Stored dataset items:
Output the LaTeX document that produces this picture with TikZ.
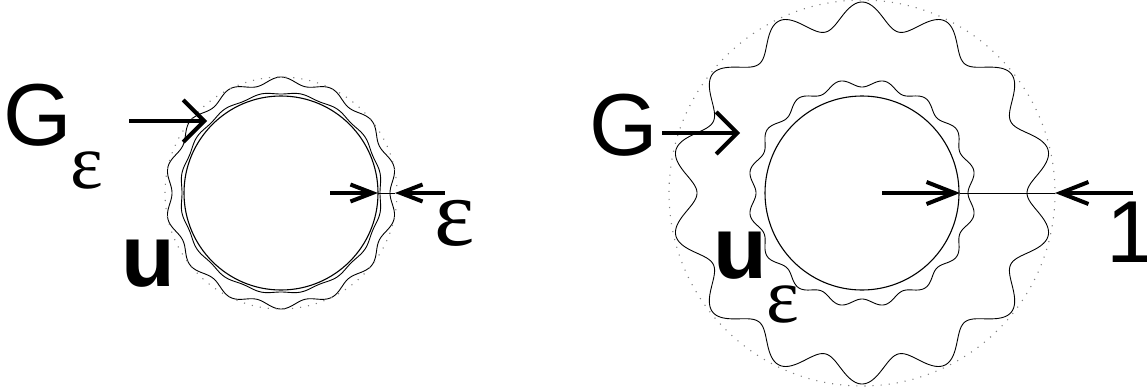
\documentclass[tikz,border=0pt]{standalone}
\usepackage{fontspec}
\setmainfont{Liberation Sans}
\newfontfamily\grfont{Liberation Serif}
\usetikzlibrary{arrows.meta}
\begin{document}
\begin{tikzpicture}[x=1pt,y=-1pt,
  lbl/.style={inner sep=0pt,anchor=base west,font=\fontsize{88}{88}\selectfont},
  blbl/.style={lbl,font=\fontsize{88}{88}\selectfont\bfseries},
  eps/.style={inner sep=0pt,anchor=base west,font=\fontsize{78}{78}\selectfont\grfont},
  bigeps/.style={inner sep=0pt,anchor=base west,font=\fontsize{96}{96}\selectfont\grfont},
  ring/.style={circle,draw,line width=1.1pt,inner sep=0pt},
  wavy/.style={line width=0.9pt},
  dotring/.style={draw=gray,line width=1.1pt,dash pattern=on 1.1pt off 7pt},
  bigarrow/.style={line width=4pt,-{Straight Barb[length=21pt,width=42pt]}},
  smallarrow/.style={line width=4pt,-{Straight Barb[length=22pt,width=17pt]}},
  smallarrowb/.style={line width=4pt,-{Straight Barb[length=28pt,width=22pt]}},
  thin/.style={line width=0.9pt}]
\useasboundingbox (0,0) rectangle (1147,391);

% ---------- left figure ----------
\node[ring,minimum size=194pt] (cl) at (281,193) {};
\draw[wavy] plot[domain=0:360,samples=721,variable=\t]
  ({281+(100-1*cos(16*\t))*cos(\t)},{193+(100-1*cos(16*\t))*sin(\t)});
\draw[wavy] plot[domain=0:360,samples=721,variable=\t]
  ({281+(112.5+3.5*cos(14*(\t-90)))*cos(\t)},{193+(112.5+3.5*cos(14*(\t-90)))*sin(\t)});
\draw[dotring] (281,193) circle[radius=116];

\node[lbl] (Gl) at (3,145) {G};
\node[eps] (el) at (70,188) {ε};
\node[blbl] (ul) at (121,286) {u};
\node[bigeps] (er) at (434,245) {ε};

\coordinate (a1s) at (129,121);
\coordinate (a1e) at (207,121);
\draw[bigarrow] (a1s) -- (a1e);

\coordinate (e1s) at (330,193);
\coordinate (e1e) at (378,193);
\coordinate (e2s) at (445,193);
\coordinate (e2e) at (395,193);
\draw[smallarrow] (e1s) -- (e1e);
\draw[smallarrow] (e2s) -- (e2e);
\draw[thin] (e1e) -- (e2e);

% ---------- right figure ----------
\node[ring,minimum size=194pt] (cr) at (862,193) {};
\draw[wavy] plot[domain=0:360,samples=721,variable=\t]
  ({862+(110-4*cos(16*\t))*cos(\t)},{193+(110-4*cos(16*\t))*sin(\t)});
\draw[wavy] plot[domain=0:360,samples=721,variable=\t]
  ({862+(178+13*cos(14*(\t-90)))*cos(\t)},{193+(178+13*cos(14*(\t-90)))*sin(\t)});
\draw[dotring] (862,193) circle[radius=193];

\node[lbl] (Gr) at (589,155) {G};
\node[blbl] (ur) at (713,278) {u};
\node[eps] (es) at (766,322) {ε};
\node[lbl] (one) at (1106,262) {\makebox[33pt][l]{1}};

\coordinate (a2s) at (662,133);
\coordinate (a2e) at (740,133);
\draw[bigarrow] (a2s) -- (a2e);

\coordinate (r1s) at (882,193);
\coordinate (r1e) at (960,193);
\coordinate (r2s) at (1133,193);
\coordinate (r2e) at (1055,193);
\draw[smallarrowb] (r1s) -- (r1e);
\draw[smallarrowb] (r2s) -- (r2e);
\draw[thin] (r1e) -- (r2e);
\end{tikzpicture}
\end{document}
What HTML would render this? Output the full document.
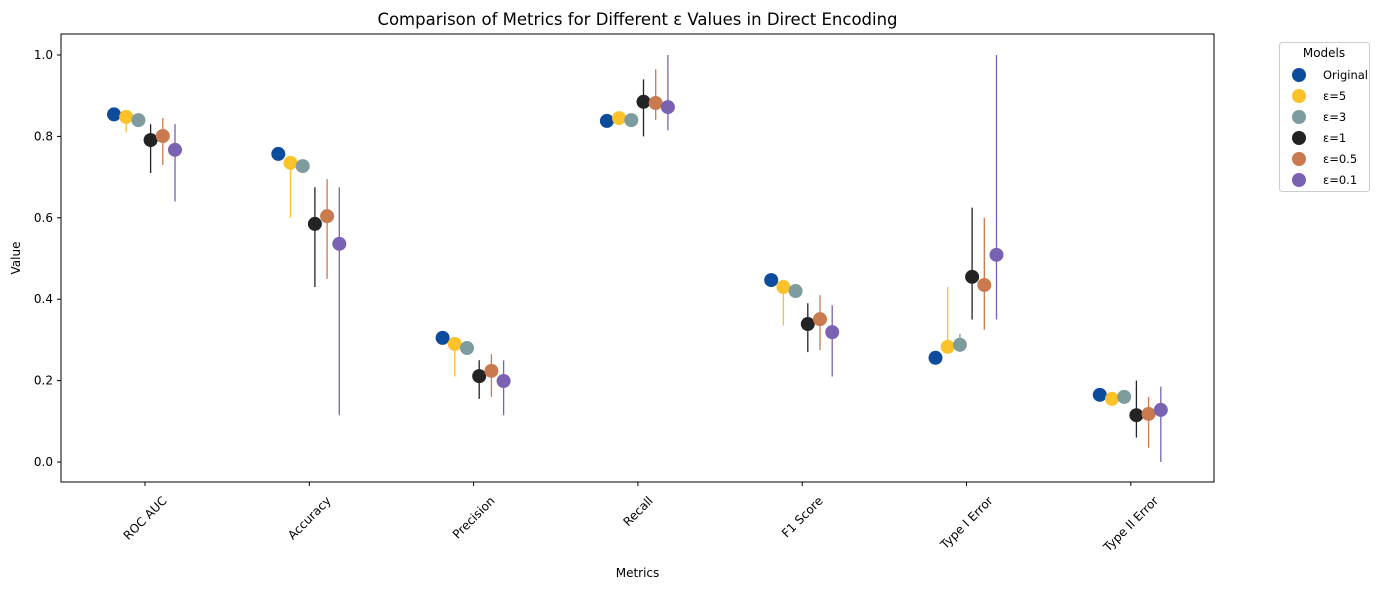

WORK TO BE COMPLETED: Tell how many lines include "Output". The number is the whole answer.

WRITTEN ANSWER: 2